_Raw data_.

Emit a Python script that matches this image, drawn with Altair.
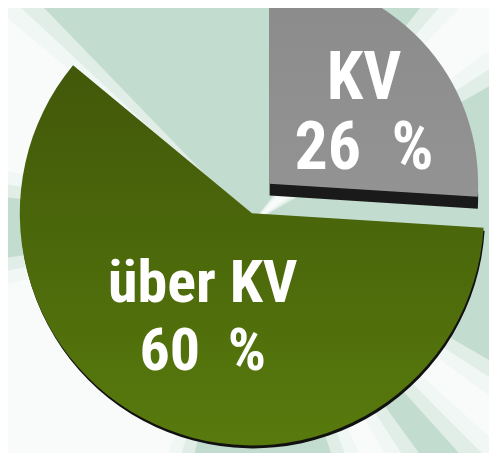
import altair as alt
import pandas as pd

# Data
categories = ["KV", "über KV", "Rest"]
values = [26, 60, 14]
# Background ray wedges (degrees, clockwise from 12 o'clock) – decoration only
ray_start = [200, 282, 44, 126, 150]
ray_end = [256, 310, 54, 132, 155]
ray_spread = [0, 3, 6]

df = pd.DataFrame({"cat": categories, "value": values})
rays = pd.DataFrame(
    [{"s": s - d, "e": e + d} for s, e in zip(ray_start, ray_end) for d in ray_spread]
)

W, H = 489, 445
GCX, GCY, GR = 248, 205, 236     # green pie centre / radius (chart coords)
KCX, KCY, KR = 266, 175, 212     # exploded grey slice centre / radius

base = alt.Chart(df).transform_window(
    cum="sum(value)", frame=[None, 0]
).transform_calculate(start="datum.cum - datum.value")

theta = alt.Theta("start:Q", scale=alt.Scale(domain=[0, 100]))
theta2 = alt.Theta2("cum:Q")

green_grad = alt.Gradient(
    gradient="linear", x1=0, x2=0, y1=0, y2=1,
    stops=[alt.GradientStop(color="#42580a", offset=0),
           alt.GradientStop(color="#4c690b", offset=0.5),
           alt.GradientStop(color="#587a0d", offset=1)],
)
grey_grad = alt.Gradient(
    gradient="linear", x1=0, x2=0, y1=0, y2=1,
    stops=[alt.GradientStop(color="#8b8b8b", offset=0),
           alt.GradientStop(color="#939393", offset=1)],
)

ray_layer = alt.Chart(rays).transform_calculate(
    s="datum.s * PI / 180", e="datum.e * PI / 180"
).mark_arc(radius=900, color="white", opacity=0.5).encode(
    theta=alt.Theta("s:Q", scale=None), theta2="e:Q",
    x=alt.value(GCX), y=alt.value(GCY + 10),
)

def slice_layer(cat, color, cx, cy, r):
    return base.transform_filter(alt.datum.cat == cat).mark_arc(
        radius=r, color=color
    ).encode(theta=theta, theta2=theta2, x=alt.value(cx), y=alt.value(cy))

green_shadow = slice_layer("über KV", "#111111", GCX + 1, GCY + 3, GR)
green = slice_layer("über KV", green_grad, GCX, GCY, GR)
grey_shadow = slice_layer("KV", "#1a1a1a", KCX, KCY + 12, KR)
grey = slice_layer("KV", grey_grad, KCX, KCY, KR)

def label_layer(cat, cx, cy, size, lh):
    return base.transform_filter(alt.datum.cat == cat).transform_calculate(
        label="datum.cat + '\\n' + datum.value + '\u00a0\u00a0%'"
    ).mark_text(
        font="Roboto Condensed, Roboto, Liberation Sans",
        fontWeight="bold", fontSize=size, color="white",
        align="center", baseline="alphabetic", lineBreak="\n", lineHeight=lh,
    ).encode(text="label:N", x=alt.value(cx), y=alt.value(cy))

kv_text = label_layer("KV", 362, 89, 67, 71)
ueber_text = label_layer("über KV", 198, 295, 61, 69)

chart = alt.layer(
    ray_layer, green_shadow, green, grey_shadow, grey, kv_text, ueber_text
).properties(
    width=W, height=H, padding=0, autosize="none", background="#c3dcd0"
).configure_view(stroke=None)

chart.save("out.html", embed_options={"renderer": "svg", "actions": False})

_What the task requires_. With all pictures left out, please transcribe exactly the lines from the start of the material through the line with "ray_spread = [0, 3, 6]".

_Exercise response_.
Emit a Python script that matches this image, drawn with Altair.
import altair as alt
import pandas as pd

# Data
categories = ["KV", "über KV", "Rest"]
values = [26, 60, 14]
# Background ray wedges (degrees, clockwise from 12 o'clock) – decoration only
ray_start = [200, 282, 44, 126, 150]
ray_end = [256, 310, 54, 132, 155]
ray_spread = [0, 3, 6]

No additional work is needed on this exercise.